**YOUR OBJECTIVE**: Leaving out the pictures, retype the lines from the beginning of the listing through the line containing "const cuttingTicks = [65, 70, 75, 80, 85, 90, 95];".

**GIVEN INFORMATION**:
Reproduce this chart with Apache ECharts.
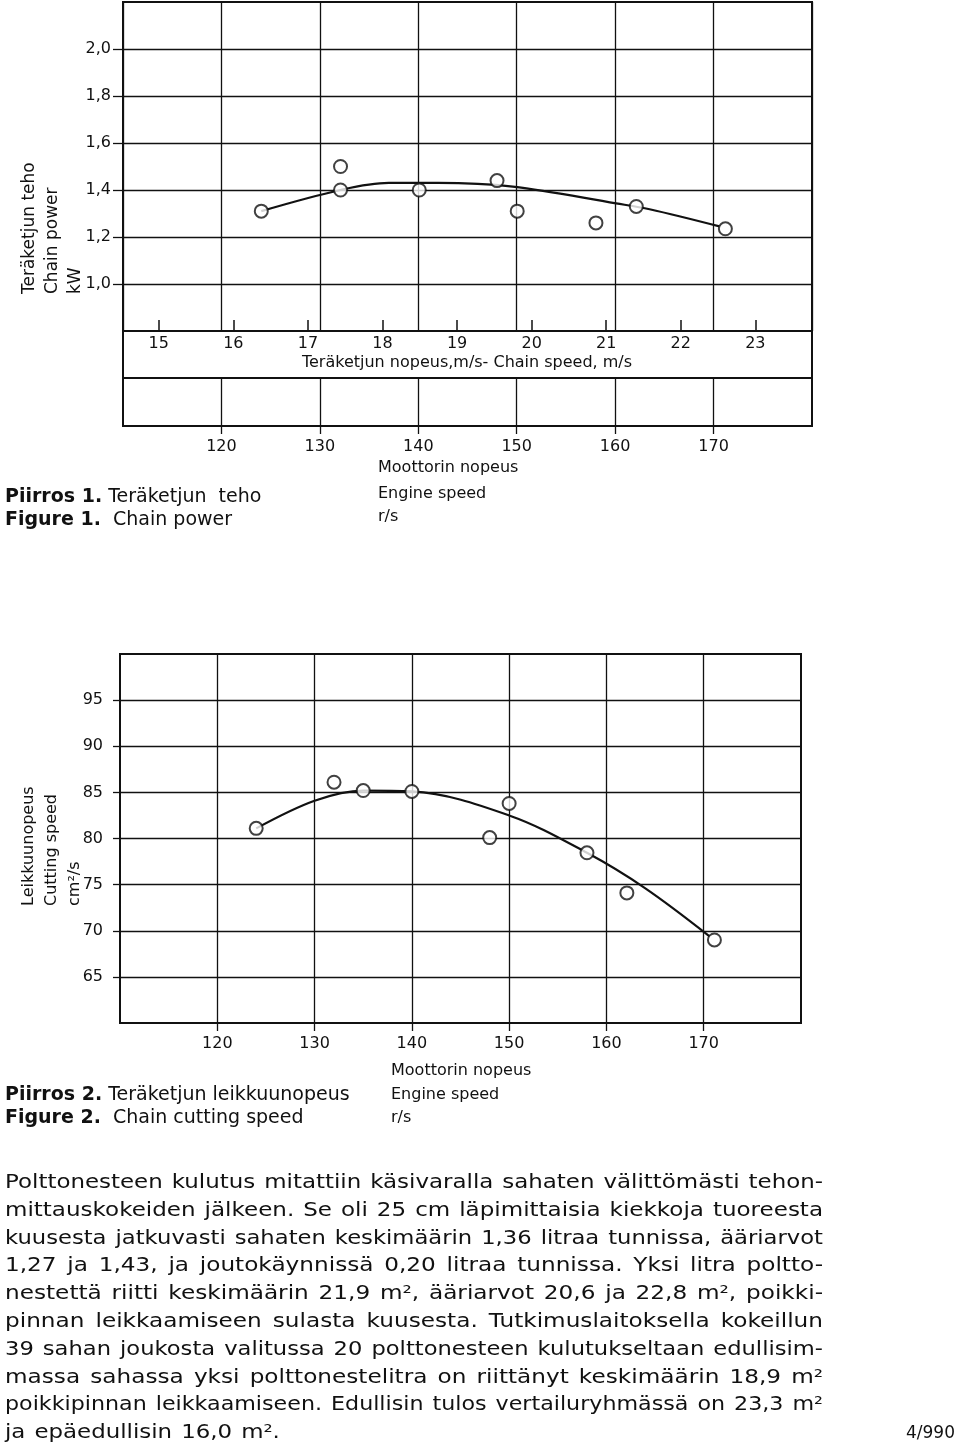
<!DOCTYPE html>
<html><head><meta charset="utf-8">
<script src="https://cdn.jsdelivr.net/npm/echarts@6/dist/echarts.min.js"></script>
<style>html,body{margin:0;padding:0;background:#fff}#c{width:960px;height:1454px}</style>
</head><body><div id="c"></div>
<script>
// ---- data ----
const engineTicks = [120, 130, 140, 150, 160, 170];
const chainSpeedTicks = [15, 16, 17, 18, 19, 20, 21, 22, 23];
const powerTicks = [1.0, 1.2, 1.4, 1.6, 1.8, 2.0];
const cuttingTicks = [65, 70, 75, 80, 85, 90, 95];

const powerEngine = [124.05, 132.1, 132.1, 140.1, 148.0, 150.05, 158.05, 162.15, 171.2];
const powerValues = [1.31, 1.50, 1.40, 1.40, 1.44, 1.31, 1.26, 1.33, 1.235];
const powerCurveEngine = [124.05, 132.1, 137, 142, 149.6, 160.1, 163.5, 170.6];
const powerCurveValues = [1.31, 1.40, 1.43, 1.43, 1.414, 1.343, 1.318, 1.245];

const cuttingEngine = [124, 132, 135, 140, 148, 150, 158, 162.1, 171.1];
const cuttingValues = [81.1, 86.1, 85.2, 85.1, 80.1, 83.8, 78.45, 74.1, 69.0];
const cuttingCurveEngine = [124, 130, 135, 140, 150, 158, 164, 170.6];
const cuttingCurveValues = [81.1, 84.1, 85.2, 85.1, 82.5, 78.45, 74.6, 69.4];

const chainSpeedPerEngineSpeed = 0.132; // m/s per r/s
const engineMin = 110, engineMax = 180;

const paragraphLines = [
  "Polttonesteen kulutus mitattiin käsivaralla sahaten välittömästi tehon-",
  "mittauskokeiden jälkeen. Se oli 25 cm läpimittaisia kiekkoja tuoreesta",
  "kuusesta jatkuvasti sahaten keskimäärin 1,36 litraa tunnissa, ääriarvot",
  "1,27 ja 1,43, ja joutokäynnissä 0,20 litraa tunnissa. Yksi litra poltto-",
  "nestettä riitti keskimäärin 21,9 m², ääriarvot 20,6 ja 22,8 m², poikki-",
  "pinnan leikkaamiseen sulasta kuusesta. Tutkimuslaitoksella kokeillun",
  "39 sahan joukosta valitussa 20 polttonesteen kulutukseltaan edullisim-",
  "massa sahassa yksi polttonestelitra on riittänyt keskimäärin 18,9 m²",
  "poikkipinnan leikkaamiseen. Edullisin tulos vertailuryhmässä on 23,3 m²",
  "ja epäedullisin 16,0 m²."
];

// ---- build ----
const FONT = 'DejaVu Sans';
const INK = '#111';
const zip = (a, b) => a.map((v, i) => [v, b[i]]);
const labelStyle = { color: INK, fontFamily: FONT, fontSize: 16 };
const gridLine = { show: true, lineStyle: { color: INK, width: 1.3, type: 'solid' } };
const frame = { show: true, borderColor: INK, borderWidth: 2, backgroundColor: 'transparent' };
const markerStyle = { color: '#fff', borderColor: INK, borderWidth: 2 };

function texts() {
  const g = [];
  const t = (x, y, text, opts = {}) => g.push({
    type: 'text', x, y, rotation: opts.rotation || 0, scaleX: opts.scaleX || 1, silent: true,
    style: Object.assign({
      text, fill: INK, fontFamily: FONT, fontSize: 16,
      textAlign: 'left', textVerticalAlign: 'middle'
    }, opts.style || {})
  });
  // Figure 1 axis title (rotated)
  t(18, 294, 'Teräketjun teho\nChain power\nkW', { rotation: Math.PI / 2, style: { fontSize: 17, lineHeight: 23, textVerticalAlign: 'top' } });
  t(467, 363, 'Teräketjun nopeus,m/s- Chain speed, m/s', { style: { textAlign: 'center' } });
  t(378, 468, 'Moottorin nopeus');
  t(378, 494, 'Engine speed');
  t(378, 517, 'r/s');
  const cap = { fontSize: 19, rich: { b: { fontWeight: 'bold', fontSize: 19, fontFamily: FONT, fill: INK }, n: { fontSize: 19, fontFamily: FONT, fill: INK } } };
  t(5, 497, '{b|Piirros 1.}{n| Teräketjun  teho}', { style: cap });
  t(5, 520, '{b|Figure 1.}{n|  Chain power}', { style: cap });
  // Figure 2
  t(17, 906, 'Leikkuunopeus\nCutting speed\ncm²/s', { rotation: Math.PI / 2, style: { fontSize: 16, lineHeight: 23, textVerticalAlign: 'top' } });
  t(391, 1071, 'Moottorin nopeus');
  t(391, 1095, 'Engine speed');
  t(391, 1118, 'r/s');
  t(5, 1095, '{b|Piirros 2.}{n| Teräketjun leikkuunopeus}', { style: cap });
  t(5, 1118, '{b|Figure 2.}{n|  Chain cutting speed}', { style: cap });
  // paragraph, justified word by word
  const ctx = document.createElement('canvas').getContext('2d');
  const pSize = 19;
  ctx.font = pSize + 'px "' + FONT + '"';
  const left = 5, right = 823, normalGap = 9;
  const target = right - left;
  const measured = paragraphLines.map(line => {
    const words = line.split(' ');
    const widths = words.map(w => ctx.measureText(w).width);
    const sum = widths.reduce((a, b) => a + b, 0);
    let s = (target - normalGap * (words.length - 1)) / sum;
    s = Math.max(1.0, Math.min(1.22, s));
    return { words, widths, sum, s };
  });
  const full = measured.slice(0, -1);
  const meanS = full.reduce((a, m) => a + m.s, 0) / full.length;
  measured.forEach((m, i) => {
    const y = 1183 + i * 27.8;
    const last = i === measured.length - 1;
    const s = last ? meanS : m.s;
    const gap = last ? normalGap : (target - s * m.sum) / (m.words.length - 1);
    let x = left;
    m.words.forEach((w, j) => {
      t(x, y, w, { scaleX: s, style: { fontSize: pSize } });
      x += m.widths[j] * s + gap;
    });
  });
  t(955, 1434, '4/990', { style: { fontSize: 17, textAlign: 'right' } });
  return g;
}

const k = chainSpeedPerEngineSpeed;
const option = {
  backgroundColor: '#fff',
  animation: false,
  textStyle: { fontFamily: FONT },
  grid: [
    Object.assign({ left: 123, top: 2, width: 689, height: 329 }, frame),
    Object.assign({ left: 123, top: 331, width: 689, height: 47 }, frame),
    Object.assign({ left: 123, top: 378, width: 689, height: 48 }, frame),
    Object.assign({ left: 120, top: 654, width: 681, height: 369 }, frame)
  ],
  xAxis: [
    { gridIndex: 0, type: 'value', min: engineMin, max: engineMax, interval: 10,
      axisLine: { show: false, onZero: false }, axisTick: { show: false }, axisLabel: { show: false }, splitLine: gridLine },
    { gridIndex: 1, type: 'value', min: engineMin * k, max: engineMax * k, position: 'top',
      axisLine: { show: false, onZero: false },
      axisTick: { show: true, customValues: chainSpeedTicks, length: 11, inside: false, lineStyle: { color: INK, width: 1.5 } },
      axisLabel: Object.assign({ customValues: chainSpeedTicks, inside: true, margin: 5, formatter: v => String(Math.round(v)) }, labelStyle),
      splitLine: { show: false } },
    { gridIndex: 2, type: 'value', min: engineMin, max: engineMax, interval: 10, position: 'bottom',
      axisLine: { show: false, onZero: false },
      axisTick: { show: true, customValues: engineTicks, length: 8, lineStyle: { color: INK, width: 1.3 } },
      axisLabel: Object.assign({ customValues: engineTicks, margin: 13 }, labelStyle),
      splitLine: gridLine },
    { gridIndex: 3, type: 'value', min: engineMin, max: engineMax, interval: 10, position: 'bottom',
      axisLine: { show: false, onZero: false },
      axisTick: { show: true, customValues: engineTicks, length: 8, lineStyle: { color: INK, width: 1.3 } },
      axisLabel: Object.assign({ customValues: engineTicks, margin: 13 }, labelStyle),
      splitLine: gridLine }
  ],
  yAxis: [
    { gridIndex: 0, type: 'value', min: 0.8, max: 2.2, interval: 0.2,
      axisLine: { show: false, onZero: false },
      axisTick: { show: true, customValues: powerTicks, length: 10, lineStyle: { color: INK, width: 1.3 } },
      axisLabel: Object.assign({ customValues: powerTicks, margin: 12, formatter: v => v.toFixed(1).replace('.', ',') }, labelStyle),
      splitLine: gridLine },
    { gridIndex: 1, type: 'value', min: 0, max: 1, show: false },
    { gridIndex: 2, type: 'value', min: 0, max: 1, show: false },
    { gridIndex: 3, type: 'value', min: 60, max: 100, interval: 5,
      axisLine: { show: false, onZero: false },
      axisTick: { show: true, customValues: cuttingTicks, length: 7, lineStyle: { color: INK, width: 1.3 } },
      axisLabel: Object.assign({ customValues: cuttingTicks, margin: 17 }, labelStyle),
      splitLine: gridLine }
  ],
  series: [
    { type: 'line', xAxisIndex: 0, yAxisIndex: 0, data: zip(powerCurveEngine, powerCurveValues), smooth: 0.35,
      showSymbol: false, silent: true, z: 2, lineStyle: { color: INK, width: 2.2 } },
    { type: 'scatter', xAxisIndex: 0, yAxisIndex: 0, data: zip(powerEngine, powerValues), symbol: 'circle',
      symbolSize: 13, silent: true, z: 3, itemStyle: markerStyle },
    { type: 'line', xAxisIndex: 3, yAxisIndex: 3, data: zip(cuttingCurveEngine, cuttingCurveValues), smooth: 0.35,
      showSymbol: false, silent: true, z: 2, lineStyle: { color: INK, width: 2.2 } },
    { type: 'scatter', xAxisIndex: 3, yAxisIndex: 3, data: zip(cuttingEngine, cuttingValues), symbol: 'circle',
      symbolSize: 13, silent: true, z: 3, itemStyle: markerStyle }
  ],
  graphic: texts()
};

const chart = echarts.init(document.getElementById('c'), null, { renderer: 'canvas' });
chart.setOption(option);
</script>
</body></html>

**ANSWER TO THE EXERCISE**:
Reproduce this chart with Apache ECharts.
<!DOCTYPE html>
<html><head><meta charset="utf-8">
<script src="https://cdn.jsdelivr.net/npm/echarts@6/dist/echarts.min.js"></script>
<style>html,body{margin:0;padding:0;background:#fff}#c{width:960px;height:1454px}</style>
</head><body><div id="c"></div>
<script>
// ---- data ----
const engineTicks = [120, 130, 140, 150, 160, 170];
const chainSpeedTicks = [15, 16, 17, 18, 19, 20, 21, 22, 23];
const powerTicks = [1.0, 1.2, 1.4, 1.6, 1.8, 2.0];
const cuttingTicks = [65, 70, 75, 80, 85, 90, 95];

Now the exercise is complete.